Media Shifts the Climate Narrative: An Example
It’s true: The majority of people only read the headline, not the story. There have been a couple studies in recent years that show that only three or four people bother to read an article before sharing it on social media. Which is why it was so alarming to read the New York Times’s morning email the other day.
The subject header on the email: “The Morning: The climate’s improved future.”

The email itself begins:
‘An optimistic shift’
“Five years ago, the journalist David Wallace-Wells explored a worst-case scenario for climate change: one in which the planet warmed by as much as 5 degrees Celsius by 2100 — causing widespread extreme weather, economic collapse, famine and war. |
“Now, David sees that level of doom as much less likely, he writes in an essay for this Sunday’s climate issue of The New York Times Magazine, where he is a columnist. While 5 degrees of warming once seemed possible, scientists now estimate that the Earth is on track to warm by 2 to 3 degrees. That difference might not seem huge, but it translates to fewer record-breaking floods, storms, droughts and heat waves and potentially thousands or millions of lives saved in the coming decades.” |
At the same time, the news this week has been flooded with doomsday-ish reports about how we are just about past the point in which it will be possible to stop the devastating effects of climate change.

“‘Time is running out very fast’: World close to ‘irreversible’ climate breakdown, warn major studies” shouted a headline on the homepage of The Guardian the same morning I got the Times email.
The lede on the story reads: “The climate crisis has reached a ‘really bleak moment,’ one of the world’s leading climate scientists has said, after a slew of major reports laid bare how close the planet is to catastrophe.
“Collective action is needed by the world’s nations more now than at any point since the second world war to avoid climate tipping points, Prof. Johan Rockström said, but geopolitical tensions are at a high.”

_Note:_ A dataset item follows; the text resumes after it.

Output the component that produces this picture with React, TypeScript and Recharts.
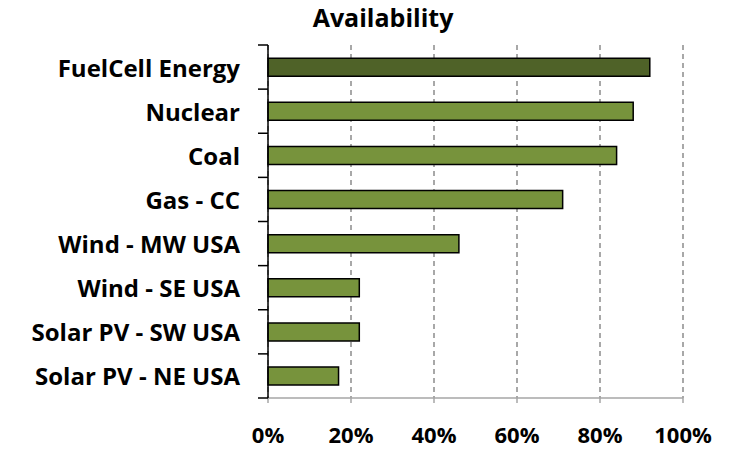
import { BarChart, Bar, XAxis, YAxis, CartesianGrid, Cell } from 'recharts'

const categories = [
  'FuelCell Energy',
  'Nuclear',
  'Coal',
  'Gas - CC',
  'Wind - MW USA',
  'Wind - SE USA',
  'Solar PV - SW USA',
  'Solar PV - NE USA',
]
const availability = [0.92, 0.88, 0.84, 0.71, 0.46, 0.22, 0.22, 0.17]
const barColors = ['#4F6228', '#77933C', '#77933C', '#77933C', '#77933C', '#77933C', '#77933C', '#77933C']
const xTicks = [0, 0.2, 0.4, 0.6, 0.8, 1]

const FONT = '"Open Sans", Lato, sans-serif'

// category ticks sit between the bars, so draw them ourselves
const CategoryTick = (props: any) => {
  const { x, y, payload, index } = props
  const half = payload.offset ?? 22
  return (
    <g>
      <line x1={x - 2} x2={x + 8} y1={y - half} y2={y - half} stroke="#000" strokeWidth={1.5} />
      {index === categories.length - 1 && (
        <line x1={x - 2} x2={x + 8} y1={y + half} y2={y + half} stroke="#000" strokeWidth={1.5} />
      )}
      <text x={x - 20} y={y} textAnchor="end" dominantBaseline="central" fontFamily={FONT} fontWeight={700} fontSize={24} fill="#000">
        {payload.value}
      </text>
    </g>
  )
}

export default function App() {
  const data = categories.map((name, i) => ({ name, value: availability[i] }))

  return (
    <div style={{ position: 'absolute', left: 0, top: 0, width: 736, height: 450, background: '#fff', overflow: 'hidden' }}>
      <div
        style={{
          position: 'absolute',
          top: 0,
          left: 30,
          width: 706,
          textAlign: 'center',
          fontFamily: FONT,
          fontWeight: 700,
          fontSize: 25,
          lineHeight: 'normal',
        }}
      >
        Availability
      </div>
      <BarChart
        width={736}
        height={450}
        data={data}
        layout="vertical"
        margin={{ top: 45, right: 53, bottom: 0, left: 0 }}
        barCategoryGap="30%"
      >
        <CartesianGrid horizontal={false} stroke="#8C8C8C" strokeDasharray="5 4" strokeWidth={1.5} />
        <XAxis
          type="number"
          domain={[0, 1]}
          ticks={xTicks}
          tickFormatter={(v: number) => `${Math.round(v * 100)}%`}
          axisLine={{ stroke: '#A6A6A6', strokeWidth: 1.5 }}
          tickLine={{ stroke: '#A6A6A6', strokeWidth: 1.5 }}
          tickSize={5}
          tickMargin={24}
          height={52}
          tick={{ fontFamily: FONT, fontWeight: 700, fontSize: 22, fill: '#000' }}
        />
        <YAxis
          type="category"
          dataKey="name"
          width={268}
          axisLine={{ stroke: '#000', strokeWidth: 1.5 }}
          tickLine={false}
          tick={<CategoryTick />}
          interval={0}
        />
        <Bar dataKey="value" stroke="#000" strokeWidth={1.5} isAnimationActive={false}>
          {data.map((d, i) => (
            <Cell key={d.name} fill={barColors[i]} />
          ))}
        </Bar>
      </BarChart>
    </div>
  )
}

The actual story in the Times goes on to be more evenhanded that it appears in the headline, saying that “with the most terrifying predictions made improbable by decarbonization and the most hopeful ones practically foreclosed by tragic delay. The window of possible climate futures is narrowing, and as a result, we are getting a clearer sense of what’s to come: a new world, full of disruption but also billions of people, well past climate normal and yet mercifully short of true climate apocalypse.” But again, most people only read the headlines.
As journalists, we work hard to put some positivity in our bleak stories — what can be done, how to fix something, who is doing what to make the world better. In this case, however, I fear that damage may have been done. Politicians tout headlines to make their points, and climate deniers, I would imagine, would be perfectly happy to forward that Times email to their supporters and say, “See? They’ve been exaggerating.”
Which is the last thing the suffering world needs right now.